Documentation
¶
Index ¶
Constants ¶
This section is empty.
Variables ¶
This section is empty.
Functions ¶
This section is empty.
Types ¶
type DefaultWord ¶
type DefaultWord struct {
// contains filtered or unexported fields
}
DefaultWord is the default tokenizer, designed to be used with bodies of text in english and other latin-based languages.
func NewDefaultWordTokenizer ¶
func NewDefaultWordTokenizer(stripLinebreaks bool) *DefaultWord
NewDefaultWordTokenizer returns a new default word tokenizer.
func (*DefaultWord) Format ¶
func (tk *DefaultWord) Format(tokens []string) string
Format joins a slice of tokens by the tokenizer rules. If we want to output the ngrams again, they're not always going to go back together in the same manner they were consumed, especially if the tokenizers are wildly different. A formatter allows us to ensure the resulting text is appropriate.
func (*DefaultWord) Scanner ¶
Scanner is the core tokenizer which splits a slice of bytes into tokens. It can be used with bufio.scanner to tokenizer a stream of data.
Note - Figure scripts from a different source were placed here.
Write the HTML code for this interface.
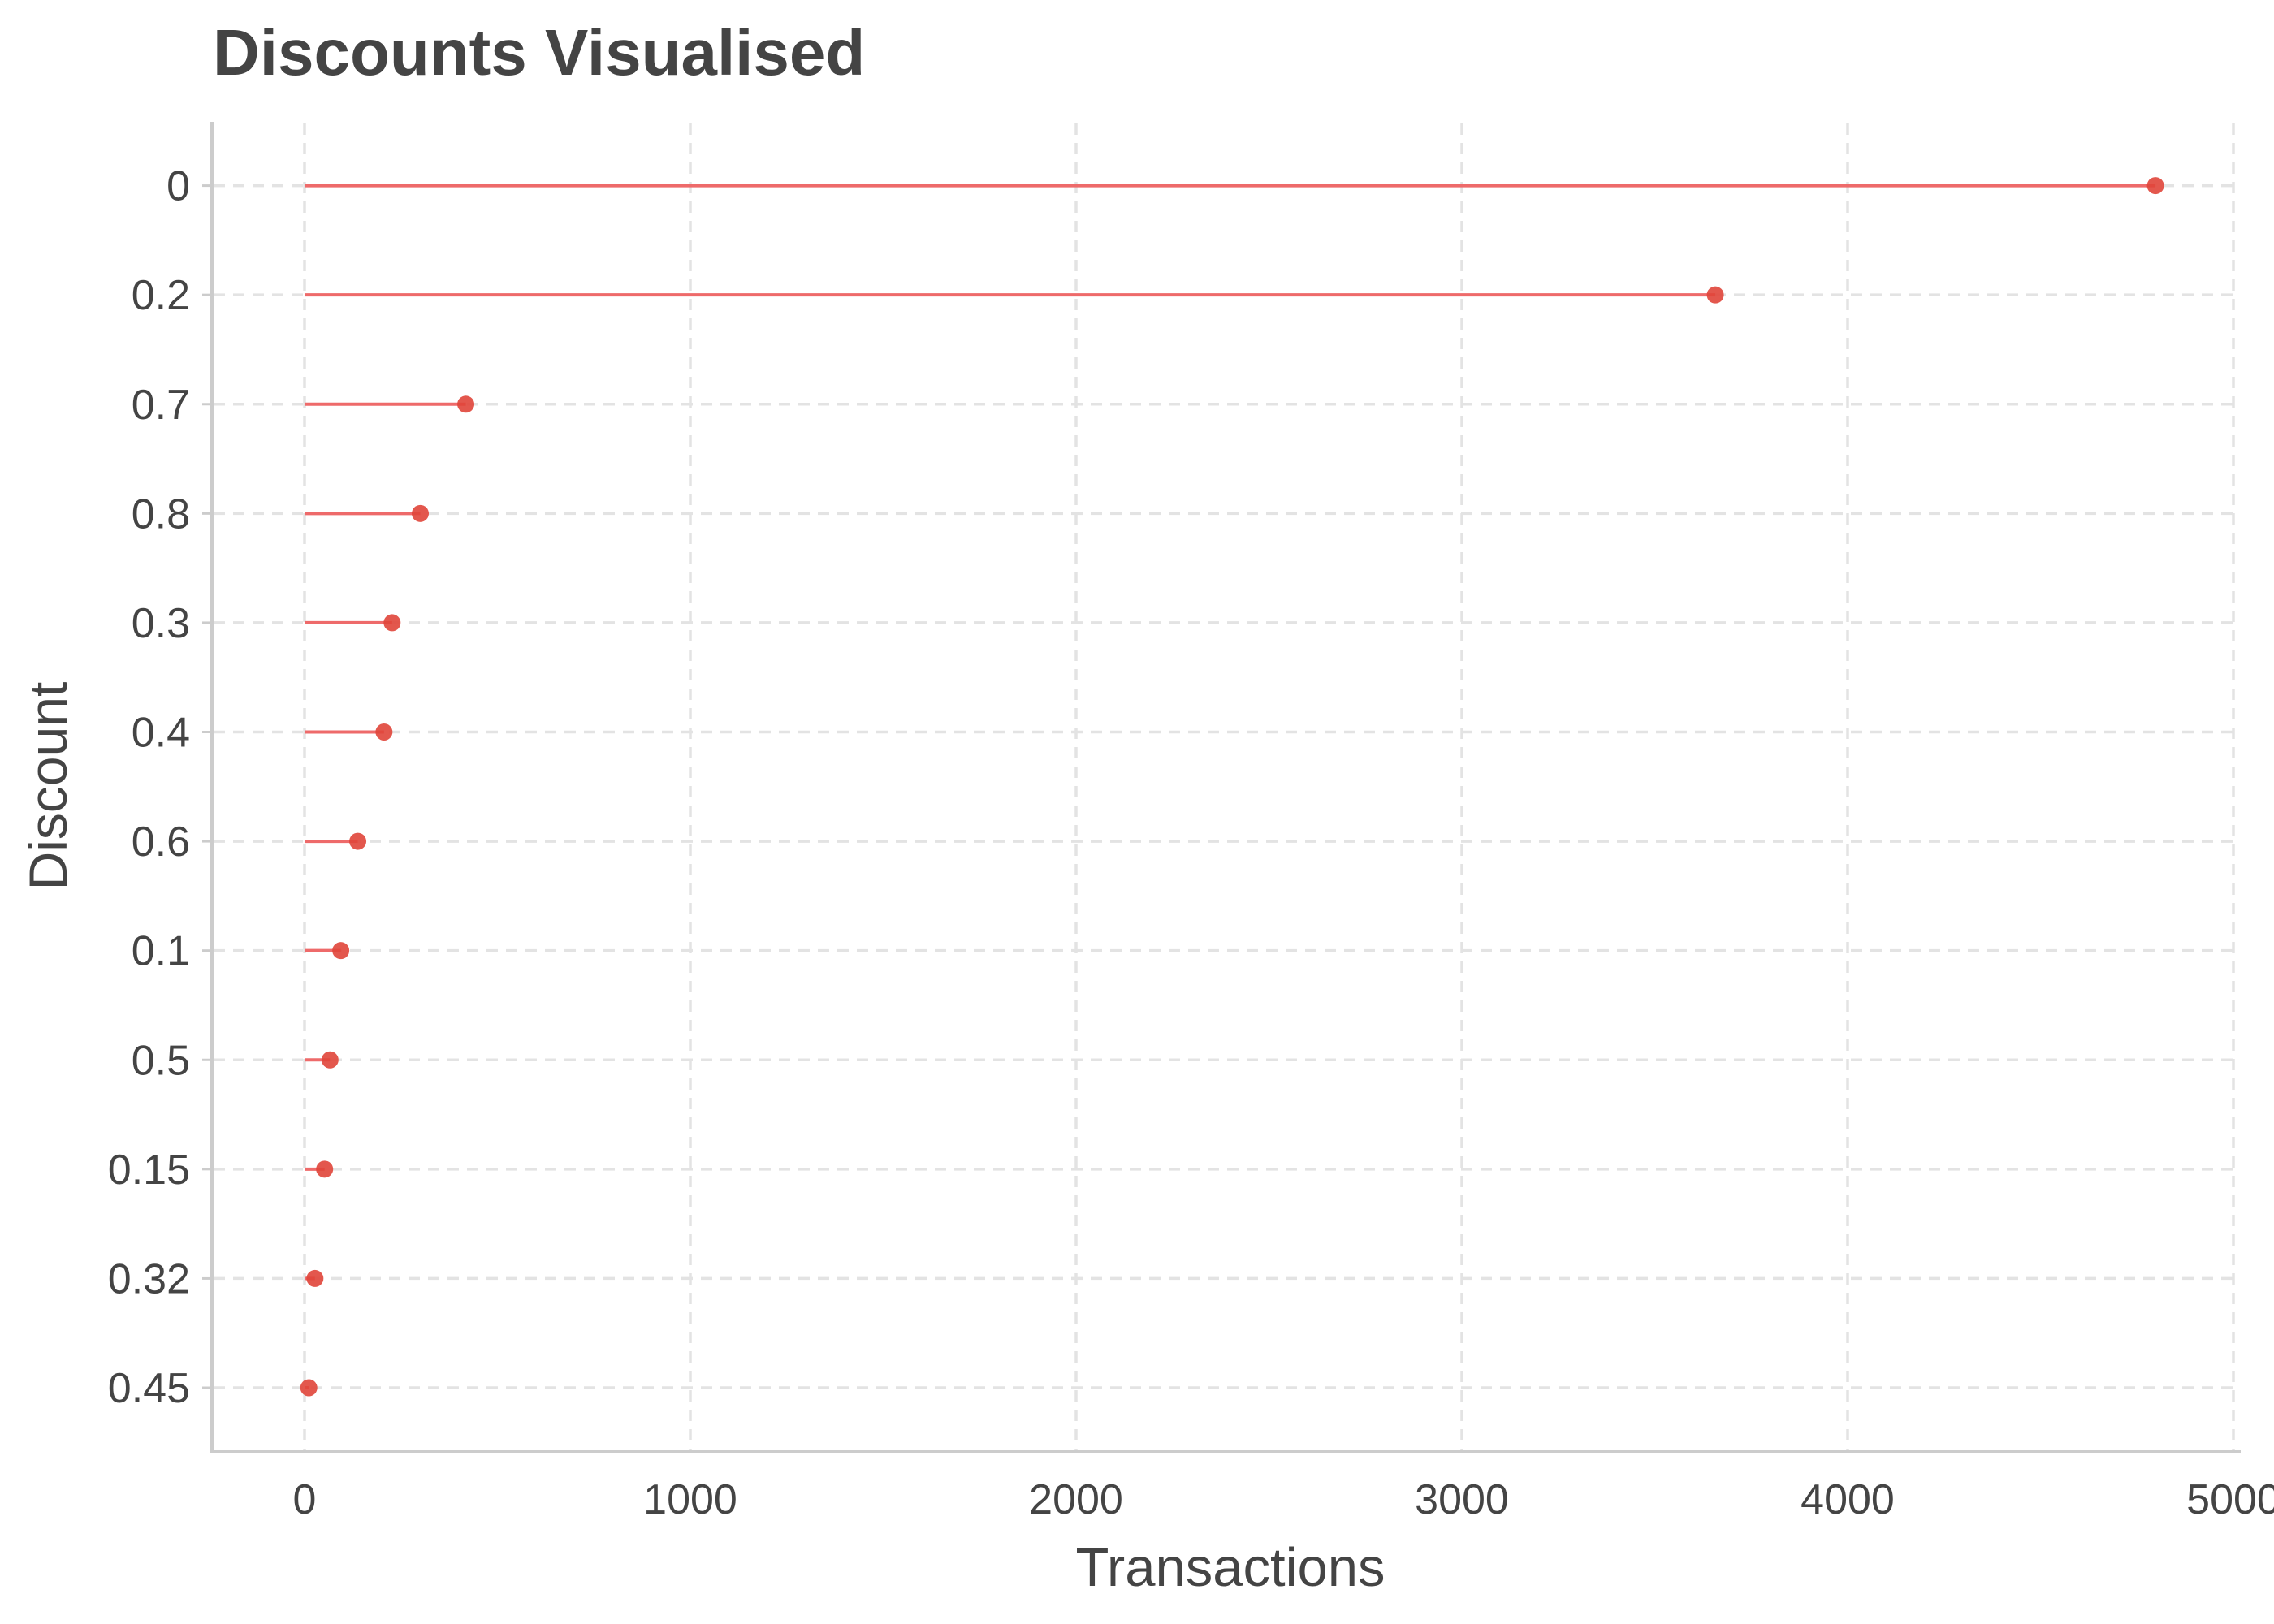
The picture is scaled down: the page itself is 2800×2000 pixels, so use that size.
<!DOCTYPE html>
<html><head><meta charset="utf-8"><style>
html,body{margin:0;padding:0;background:#fff;}
svg{display:block;font-family:"Liberation Sans",sans-serif;}
</style></head><body>
<svg id="chart" width="2800" height="2000" viewBox="0 0 2800 2000" xmlns="http://www.w3.org/2000/svg">
<text x="262" y="92" font-size="80" font-weight="bold" fill="#444">Discounts Visualised</text>
<g id="grid"></g>
<g id="marks"></g>
<line x1="261" y1="150" x2="261" y2="1788" stroke="#ccc" stroke-width="4"/>
<line x1="259" y1="1788" x2="2759" y2="1788" stroke="#ccc" stroke-width="4"/>
<g id="xticks"></g>
<g id="yticks"></g>
<text x="1515" y="1953" font-size="67" fill="#444" text-anchor="middle">Transactions</text>
<text transform="translate(82,968) rotate(-90)" font-size="66" fill="#444" text-anchor="middle">Discount</text>
</svg>
<script>
const categories = ["0","0.2","0.7","0.8","0.3","0.4","0.6","0.1","0.5","0.15","0.32","0.45"];
const transactions = [4798,3657,418,300,227,206,138,94,66,52,27,11];
const xTickValues = [0,1000,2000,3000,4000,5000];
const NS="http://www.w3.org/2000/svg";
const X0=375, X1=2750, xMax=5000;
const Y0=228.6, Y1=1709;
function xs(v){return X0+(X1-X0)*v/xMax;}
function ys(i){return Y0+(Y1-Y0)*i/(categories.length-1);}
function mk(t,a,p){const e=document.createElementNS(NS,t);for(const k in a)e.setAttribute(k,a[k]);p.appendChild(e);return e;}
const grid=document.getElementById('grid'),marks=document.getElementById('marks'),xt=document.getElementById('xticks'),yt=document.getElementById('yticks');
xTickValues.forEach(v=>{
  const l=mk('line',{x1:xs(v),x2:xs(v),y1:152,y2:1786,stroke:'#e3e3e3','stroke-width':3.5,'stroke-dasharray':'14,10'},grid);
  
  
  const t=mk('text',{x:xs(v),y:1864,'font-size':52,fill:'#444','text-anchor':'middle'},xt);
  
  
  t.textContent=v;
});
categories.forEach((c,i)=>{
  const y=ys(i);
  const g=mk('line',{x1:263,x2:2759,y1:y,y2:y,stroke:'#e3e3e3','stroke-width':3.5,'stroke-dasharray':'14,10'},grid);
  
  
  const tk=mk('line',{x1:249,x2:261,y1:y,y2:y,stroke:'#ccc','stroke-width':3},yt);
  
  
  const t=mk('text',{x:234,y:y+18,'font-size':52,fill:'#444','text-anchor':'end'},yt);
  
  
  t.textContent=c;
  const s=mk('line',{x1:xs(0),x2:xs(transactions[i]),y1:y,y2:y,stroke:'#ee6a6a','stroke-width':4},marks);
  
  
  const d=mk('circle',{cx:xs(transactions[i]),cy:y,r:10.5,fill:'#e0453a','fill-opacity':0.9},marks);
  
  
});
</script>
</body></html>
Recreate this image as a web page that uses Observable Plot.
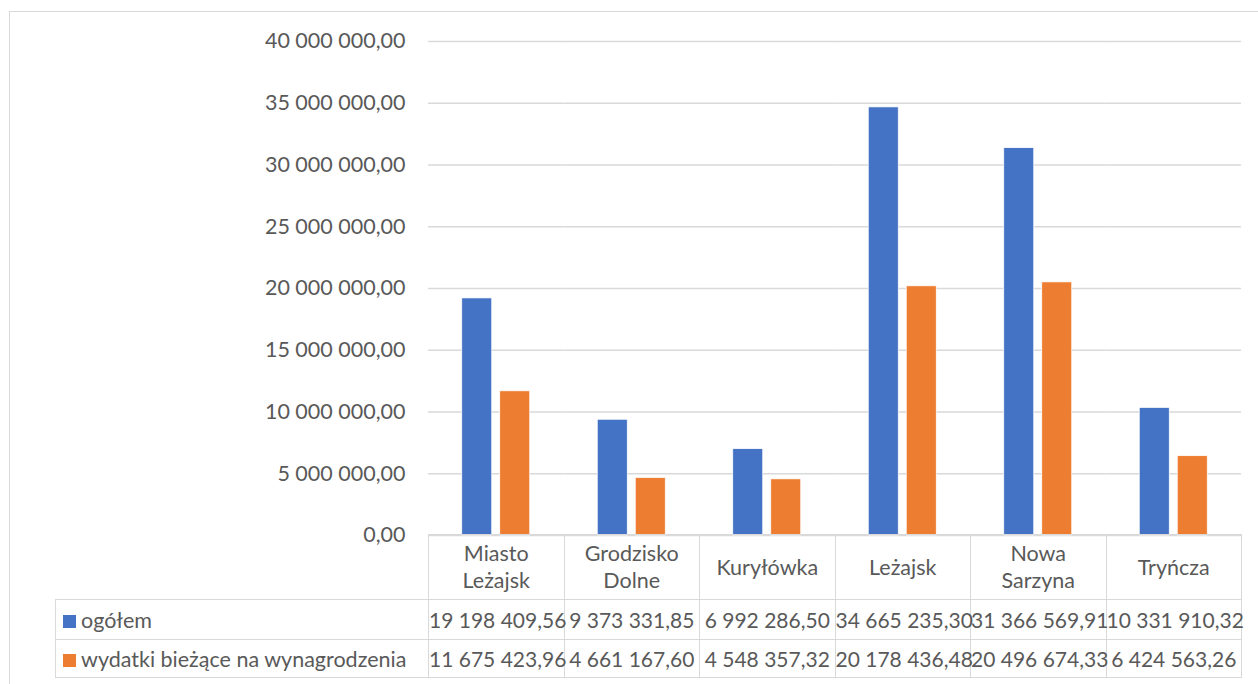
<!DOCTYPE html>
<html>
<head>
<meta charset="utf-8">
<script src="https://cdn.jsdelivr.net/npm/d3@7"></script>
<script src="https://cdn.jsdelivr.net/npm/@observablehq/plot@0.6"></script>
<style>
  html, body { margin: 0; padding: 0; background: #fff; }
  body { width: 1258px; height: 684px; position: relative; overflow: hidden; font-family: Lato, "Open Sans", sans-serif; }
  #frame { position: absolute; left: 9px; top: 11px; width: 1400px; height: 800px; border: 1px solid #d9d9d9; box-sizing: border-box; }
  #chart { position: absolute; left: 0; top: 0; }
  #tbl { position: absolute; left: 55px; top: 534px; width: 1187px; border-collapse: collapse; table-layout: fixed; font-size: 21.5px; color: #595959; }
  #tbl td { border: 1.5px solid #d9d9d9; text-align: center; white-space: nowrap; padding: 0; overflow: visible; }
  #tbl td.num { font-size: 21px; }
  #tbl tr.head td { height: 64px; white-space: normal; line-height: 27px; padding: 0 12px; }
  #tbl tr.head td.blank { border: none; border-right: 1.5px solid #d9d9d9; }
  #tbl tr.r1 td { height: 39px; }
  #tbl tr.r2 td { height: 37px; }
  #tbl td.lab { text-align: left; padding-left: 7px; }
  .sw { display: inline-block; width: 13px; height: 13px; margin-right: 5px; vertical-align: 0px; }
</style>
</head>
<body>
<div id="frame"></div>
<div id="chart"></div>
<table id="tbl"></table>
<script>
const categories = ["Miasto Leżajsk", "Grodzisko Dolne", "Kuryłówka", "Leżajsk", "Nowa Sarzyna", "Tryńcza"];
const seriesNames = ["ogółem", "wydatki bieżące na wynagrodzenia"];
const seriesColors = ["#4472C4", "#ED7D31"];
const ogolem = [19198409.56, 9373331.85, 6992286.50, 34665235.30, 31366569.91, 10331910.32];
const wydatki = [11675423.96, 4661167.60, 4548357.32, 20178436.48, 20496674.33, 6424563.26];
const yTicks = [0, 5000000, 10000000, 15000000, 20000000, 25000000, 30000000, 35000000, 40000000];

const locale = d3.formatLocale({decimal: ",", thousands: " ", grouping: [3], currency: ["", ""]});
const fmt = locale.format(",.2f");

const data = [];
categories.forEach((c, i) => {
  data.push({cat: c, series: seriesNames[0], value: ogolem[i]});
  data.push({cat: c, series: seriesNames[1], value: wydatki[i]});
});

const chart = Plot.plot({
  width: 1258,
  height: 552,
  marginLeft: 428,
  marginRight: 17,
  marginTop: 41,
  marginBottom: 17,
  style: {fontFamily: "Lato, 'Open Sans', sans-serif", fontSize: "21.5px", color: "#595959", background: "transparent", overflow: "visible"},
  fx: {domain: categories, padding: 0, axis: null, round: false},
  x: {domain: seriesNames, paddingInner: 0.21, paddingOuter: 0.888, axis: null, round: false},
  y: {domain: [0, 40000000], axis: null},
  color: {domain: seriesNames, range: seriesColors},
  marks: [
    Plot.gridY(yTicks, {stroke: "#d9d9d9", strokeOpacity: 1, strokeWidth: 1.5}),
    Plot.axisY(yTicks, {anchor: "left", label: null, tickSize: 0, tickPadding: 23, tickFormat: fmt, fill: "#595959", fontSize: "21.5px"}),
    Plot.barY(data, {fx: "cat", x: "series", y: "value", fill: "series", stroke: "#ffffff", strokeWidth: 0.75})
  ]
});
document.getElementById("chart").appendChild(chart);

// data table below chart
const tbl = document.getElementById("tbl");
const colgroup = document.createElement("colgroup");
const c0 = document.createElement("col"); c0.style.width = "373px"; colgroup.appendChild(c0);
categories.forEach(() => { const c = document.createElement("col"); c.style.width = "135.5px"; colgroup.appendChild(c); });
tbl.appendChild(colgroup);

const head = document.createElement("tr"); head.className = "head";
const blank = document.createElement("td"); blank.className = "blank"; head.appendChild(blank);
categories.forEach(c => { const td = document.createElement("td"); td.textContent = c; head.appendChild(td); });
tbl.appendChild(head);

[ogolem, wydatki].forEach((vals, si) => {
  const tr = document.createElement("tr"); tr.className = si === 0 ? "r1" : "r2";
  const lab = document.createElement("td"); lab.className = "lab";
  const sw = document.createElement("span"); sw.className = "sw"; sw.style.background = seriesColors[si];
  lab.appendChild(sw); lab.appendChild(document.createTextNode(seriesNames[si]));
  tr.appendChild(lab);
  vals.forEach(v => { const td = document.createElement("td"); td.className = "num"; td.textContent = fmt(v); tr.appendChild(td); });
  tbl.appendChild(tr);
});
</script>
</body>
</html>
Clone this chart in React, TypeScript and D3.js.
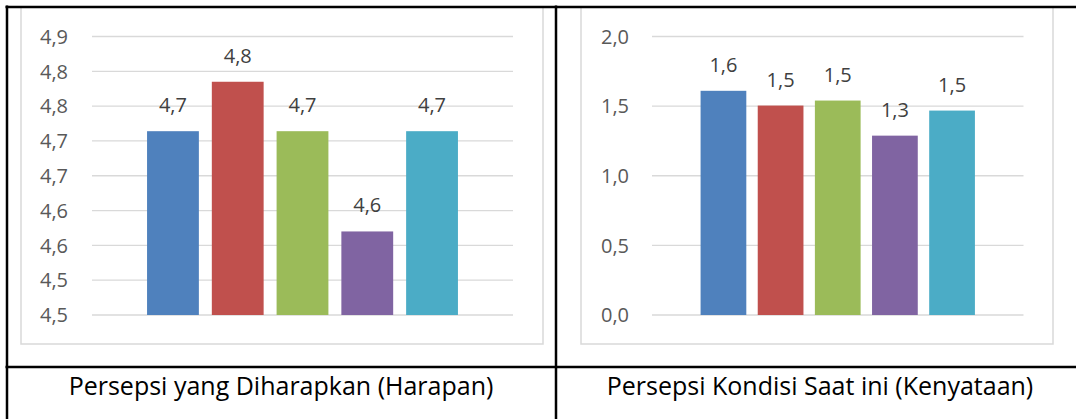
import * as d3 from 'd3'

const CATEGORIES = ['A', 'B', 'C', 'D', 'E']
const COLORS = ['#4F81BD', '#C0504D', '#9BBB59', '#8064A2', '#4BACC6']

// left panel: expected perception
const HARAPAN_VALUES = [4.764, 4.835, 4.764, 4.62, 4.764]
const HARAPAN_LABELS = ['4,7', '4,8', '4,7', '4,6', '4,7']
const HARAPAN_TICKS = [4.5, 4.55, 4.6, 4.65, 4.7, 4.75, 4.8, 4.85, 4.9]
const HARAPAN_TICK_LABELS = ['4,5', '4,5', '4,6', '4,6', '4,7', '4,7', '4,8', '4,8', '4,9']

// right panel: current condition
const KENYATAAN_VALUES = [1.61, 1.504, 1.54, 1.288, 1.468]
const KENYATAAN_LABELS = ['1,6', '1,5', '1,5', '1,3', '1,5']
const KENYATAAN_TICKS = [0, 0.5, 1, 1.5, 2]
const KENYATAAN_TICK_LABELS = ['0,0', '0,5', '1,0', '1,5', '2,0']

const FONT = '"Open Sans", "Noto Sans", sans-serif'

type PanelProps = {
  values: number[]
  labels: string[]
  ticks: number[]
  tickLabels: string[]
  domain: [number, number]
  frame: [number, number] // left/right of the gray chart frame
  plot: [number, number] // gridline x-extent
  tickX: number
}

function Panel({ values, labels, ticks, tickLabels, domain, frame, plot, tickX }: PanelProps) {
  const y = d3.scaleLinear().domain(domain).range([315, 36.5])
  const x = d3.scaleBand<string>().domain(CATEGORIES).range(plot).paddingInner(0.2).paddingOuter(0.85)
  return (
    <g>
      <rect x={frame[0]} y={7} width={frame[1] - frame[0]} height={337} fill="#fff" stroke="#d9d9d9" strokeWidth={1.5} />
      {ticks.map((t, i) => (
        <g key={i}>
          <line x1={plot[0]} x2={plot[1]} y1={y(t)} y2={y(t)} stroke="#d9d9d9" strokeWidth={1.3} />
          <text x={tickX} y={y(t)} dy="0.36em" textAnchor="end" fontSize={20} fill="#595959" fontFamily={FONT}>
            {tickLabels[i]}
          </text>
        </g>
      ))}
      {values.map((v, i) => (
        <g key={i}>
          <rect x={x(CATEGORIES[i])} y={y(v)} width={x.bandwidth()} height={y(domain[0]) - y(v)} fill={COLORS[i]} />
          <text x={(x(CATEGORIES[i]) ?? 0) + x.bandwidth() / 2} y={y(v) - 19} textAnchor="middle" fontSize={20} fill="#404040" fontFamily={FONT}>
            {labels[i]}
          </text>
        </g>
      ))}
    </g>
  )
}

export default function App() {
  const W = 1076
  const H = 419
  return (
    <svg width={W} height={H} style={{ position: 'absolute', left: 0, top: 0, background: '#fff' }}>
      <rect width={W} height={H} fill="#fff" />
      <Panel values={HARAPAN_VALUES} labels={HARAPAN_LABELS} ticks={HARAPAN_TICKS} tickLabels={HARAPAN_TICK_LABELS}
        domain={[4.5, 4.9]} frame={[21, 543]} plot={[92, 513]} tickX={68} />
      <Panel values={KENYATAAN_VALUES} labels={KENYATAAN_LABELS} ticks={KENYATAAN_TICKS} tickLabels={KENYATAAN_TICK_LABELS}
        domain={[0, 2]} frame={[581, 1053]} plot={[652, 1023.5]} tickX={629} />
      {/* table borders */}
      <g stroke="#000" strokeWidth={2.5}>
        <line x1={5.5} x2={W} y1={7} y2={7} />
        <line x1={7} x2={7} y1={5.5} y2={H} />
        <line x1={556} x2={556} y1={5.5} y2={H} />
        <line x1={5.5} x2={W} y1={367} y2={367} />
      </g>
      <text x={281} y={395} textAnchor="middle" fontSize={25} fill="#000" fontFamily={FONT}>Persepsi yang Diharapkan (Harapan)</text>
      <text x={820} y={395} textAnchor="middle" fontSize={25} fill="#000" fontFamily={FONT}>Persepsi Kondisi Saat ini (Kenyataan)</text>
    </svg>
  )
}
func (*DefaultWord) Tokenize ¶
func (tk *DefaultWord) Tokenize(str string) []string
Tokenize splits a string into tokens. Each instance of standard punctuation is also considered to be token in order to preserve expected grammar.
type Tokenizer ¶
type Tokenizer interface {
// Tokenize tokenizes a string.
Tokenize(string) []string
// Scanner tokenizes a byte array and can be used by bufio.Scanner.
Scanner(data []byte, atEOF bool) (advance int, token []byte, err error)
// Format joins a slice of tokens by the tokenizer rules.
Format([]string) string
}
Tokenizer is a string tokenizer which splits a string into discrete tokens.